U.S. sanctions on Syrian regime | With economy in freefall, will “Caesar Act” topple Al-Assad?
Only a few days separate the Syrians from implementation of “Caesar Act”, a bill legalized by the United States to exert pressure on the Syrian regime. It is expected that the bill will come into effect in next June, so that it will offer the means for U.S. to end the fight in Syria by sanctioning the Syrian government, including Syrian President Bashar al-Assad.
United states continues threatening to impose additional economic sanctions on Syria, at a time when Washington refuses to lift earlier sanctions after the spread of novel coronavirus (COVID-19).
In December 2019, United States Senate passed a package of documents and legislation, including Caesar Act, for the purpose of undermining the Syrian regime. The Caesar Act includes sanctions on any parties which might be supporting the regime military operations, especially Russia and Iran.
As the implementation of the new bill approaches, many questions come to the fore on the possibility of “Caesar Act” to end the war in Syria. That war which U.S. has failed to end over nine years of indirect military operations through supporting opposition factions and specific organizations and imposing economic sanctions, in addition to executing airstrikes on regime positions after accusations to the Syrian regime of using chemical weapons against civilians.

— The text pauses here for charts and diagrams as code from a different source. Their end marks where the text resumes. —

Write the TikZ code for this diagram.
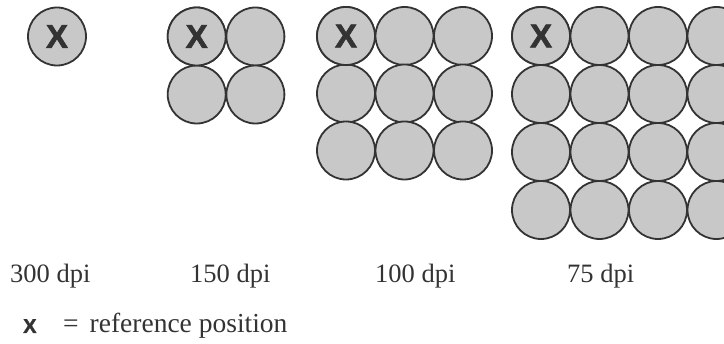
\documentclass[tikz,border=0pt]{standalone}
\usepackage{fontspec}
\setmainfont{Liberation Serif}
\newfontfamily\xfont[FakeBold=2]{Liberation Sans Bold}
\definecolor{cellfill}{HTML}{C8C8C8}
\definecolor{ink}{HTML}{333333}
\begin{document}
\begin{tikzpicture}[x=1pt,y=-1pt,
  cell/.style={circle,draw=ink,fill=cellfill,line width=1.8pt,minimum size=58pt,inner sep=0pt,
    font=\xfont\fontsize{33}{33}\selectfont,text=ink},
  lbl/.style={anchor=base west,inner sep=0pt,text=ink,font=\fontsize{26.5}{30}\selectfont}]
\useasboundingbox (0,0) rectangle (724,344);
\clip (0,0) rectangle (724,344);
% 300 dpi
\node[cell] (a11) at (57,36.5) {X};
% 150 dpi
\foreach \c/\x in {1/196.7,2/255.4}{
  \foreach \r/\y in {1/36.5,2/94.5}{
    \node[cell] (b\r\c) at (\x,\y) {};
  }}
\node[cell] at (b11) {X};
% 100 dpi
\foreach \c/\x in {1/346,2/404.5,3/463}{
  \foreach \r/\y in {1/36,2/93.5,3/150.5}{
    \node[cell] (c\r\c) at (\x,\y) {};
  }}
\node[cell] at (c11) {X};
% 75 dpi
\foreach \c/\x in {1/541,2/599.5,3/658,4/716.5}{
  \foreach \r/\y in {1/36,2/94,3/152,4/210}{
    \node[cell] (d\r\c) at (\x,\y) {};
  }}
\node[cell] at (d11) {X};
% labels
\node[lbl] (l300) at (10,283) {300 dpi};
\node[lbl] (l150) at (190,283) {150 dpi};
\node[lbl] (l100) at (375,283) {100 dpi};
\node[lbl] (l75) at (567,283) {75 dpi};
% legend
\node[anchor=base west,inner sep=0pt,text=ink,font=\xfont\fontsize{20}{20}\selectfont] (lx) at (23,333) {X};
\node[lbl,font=\fontsize{27.5}{30}\selectfont] (leg) at (63,333) {=\hskip0.4em reference position};
\end{tikzpicture}
\end{document}
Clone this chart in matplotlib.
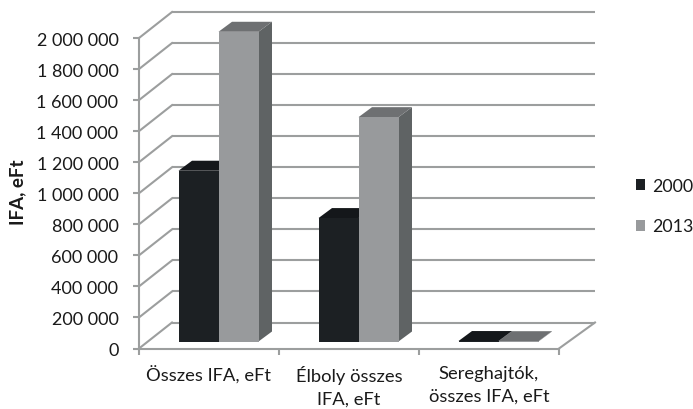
import matplotlib
matplotlib.use("Agg")
import matplotlib.pyplot as plt
from matplotlib.patches import Polygon, Patch
from matplotlib.transforms import Affine2D

plt.rcParams['font.family'] = ['Lato', 'DejaVu Sans']

categories = ["Összes IFA, eFt", "Élboly összes\nIFA, eFt", "Sereghajtók,\nösszes IFA, eFt"]
series_names = ["2000", "2013"]
values_2000 = [1100000, 795000, 3000]
values_2013 = [1995000, 1445000, 2000]
y_ticks = [0, 200000, 400000, 600000, 800000, 1000000, 1200000, 1400000, 1600000, 1800000, 2000000]
y_labels = ["0", "200 000", "400 000", "600 000", "800 000", "1 000 000",
            "1 200 000", "1 400 000", "1 600 000", "1 800 000", "2 000 000"]

W, H = 693, 410
fig = plt.figure(figsize=(W / 100, H / 100), dpi=100)
L, R, T, B = 139, 559, 39, 349.5
ax = fig.add_axes([L / W, 1 - B / H, (R - L) / W, (B - T) / H])
ax.set_xlim(0, 3)
ax.set_ylim(0, 2000000)

GRID = "#9c9e9e"
TXT = "#1a1a1a"
LW = 1.5


def tr(dx, dy):
    return ax.transData + Affine2D().translate(dx, dy)


WALL_DX, WALL_DY = 33, 26
XR = 3 + 3 / 140
back = tr(WALL_DX, WALL_DY)
inv = ax.transData.inverted()
for v in y_ticks:
    ax.plot([0, XR], [v, v], color=GRID, lw=LW, transform=back, clip_on=False, zorder=1,
            solid_capstyle="butt")
    disp0 = ax.transData.transform((0, v))
    p1 = inv.transform((disp0[0] + WALL_DX, disp0[1] + WALL_DY))
    ax.plot([0, p1[0]], [v, p1[1]], color=GRID, lw=LW, clip_on=False, zorder=1)

d3 = ax.transData.transform((3, 0))
p3 = inv.transform((d3[0] + WALL_DX + 3, d3[1] + WALL_DY))
ax.plot([3, p3[0]], [0, p3[1]], color=GRID, lw=LW, clip_on=False, zorder=1)

BAR_W = 40 / 140
FRONT_DX, FRONT_DY = 9.5, 7
SIDE_DX, SIDE_DY = 13.5, 10


def bar3d(x0, value, front, top, side):
    x1 = x0 + BAR_W
    t0 = tr(FRONT_DX, FRONT_DY)
    d = ax.transData.transform
    to_data = ax.transData.inverted().transform
    a, b, c = d((x1, 0)), d((x1, value)), d((x0, value))
    off = (SIDE_DX, SIDE_DY)
    side_poly = [(x1, 0), (x1, value), to_data(b + off), to_data(a + off)]
    top_poly = [(x0, value), (x1, value), to_data(b + off), to_data(c + off)]
    ax.add_patch(Polygon(side_poly, closed=True, fc=side, ec="none", transform=t0, clip_on=False, zorder=3))
    ax.add_patch(Polygon(top_poly, closed=True, fc=top, ec="none", transform=t0, clip_on=False, zorder=3))
    ax.add_patch(Polygon([(x0, 0), (x1, 0), (x1, value), (x0, value)], closed=True, fc=front, ec="none",
                         transform=t0, clip_on=False, zorder=3))


for i in range(len(categories)):
    c = i + 0.5
    bar3d(c - BAR_W, values_2000[i], "#1c2023", "#14171a", "#101214")
    bar3d(c, values_2013[i], "#989a9c", "#6e7072", "#5f6364")

for s in ("top", "right"):
    ax.spines[s].set_visible(False)
for s in ("left", "bottom"):
    ax.spines[s].set_color(GRID)
    ax.spines[s].set_linewidth(LW)
    ax.spines[s].set_zorder(4)

ax.set_yticks(y_ticks)
ax.set_yticklabels(y_labels, fontsize=13, color=TXT)
ax.set_xticks([0, 1, 2, 3])
ax.set_xticklabels([])
ax.set_xticks([0.5, 1.5, 2.5], minor=True)
ax.set_xticklabels(categories, minor=True, fontsize=13.2, color=TXT, linespacing=1.5, va="top")
ax.tick_params(axis="x", which="minor", length=0, pad=12)
ax.tick_params(axis="both", which="major", length=4.3, width=LW, color=GRID)
ax.tick_params(axis="y", pad=10.5)
ax.set_ylabel("IFA, eFt", fontsize=13.5, fontweight="bold", color=TXT)
ax.yaxis.set_label_coords((26 - L) / (R - L), (B - 192) / (B - T))

handles = [Patch(fc="#1c2023", ec="none"), Patch(fc="#989a9c", ec="none")]
fig.legend(handles, series_names, loc="center left", bbox_to_anchor=(632 / W, 1 - 207 / H),
           frameon=False, fontsize=12.8, handlelength=0.55, handleheight=0.55, handletextpad=0.4,
           labelspacing=1.4, labelcolor=TXT, borderpad=0.2, borderaxespad=0)

fig.savefig("out.png", dpi=100, facecolor="white")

In the wake of the historic low of Syrian Pound against foreign currency and the escalating levels of inflation and prices, the Caesar Act comes to place additional economic burden on the Syrian regime. These developments, in turn, deepens the sufferings of the Syrians in the war-torn country.
It seems that the Syrian regime has a big problem with the new sanctions and looming economic hardship, especially since the rift flares up between the Syrian authorities and Rami Makhlouf, the cousin of Syrian regime president Bashar al-Assad and one of the most prominent capitalists in Syria.
It is worth noting that the Syrian pound against the US dollar recorded 1,800 SYL, and 1,950 SYL against the Euro.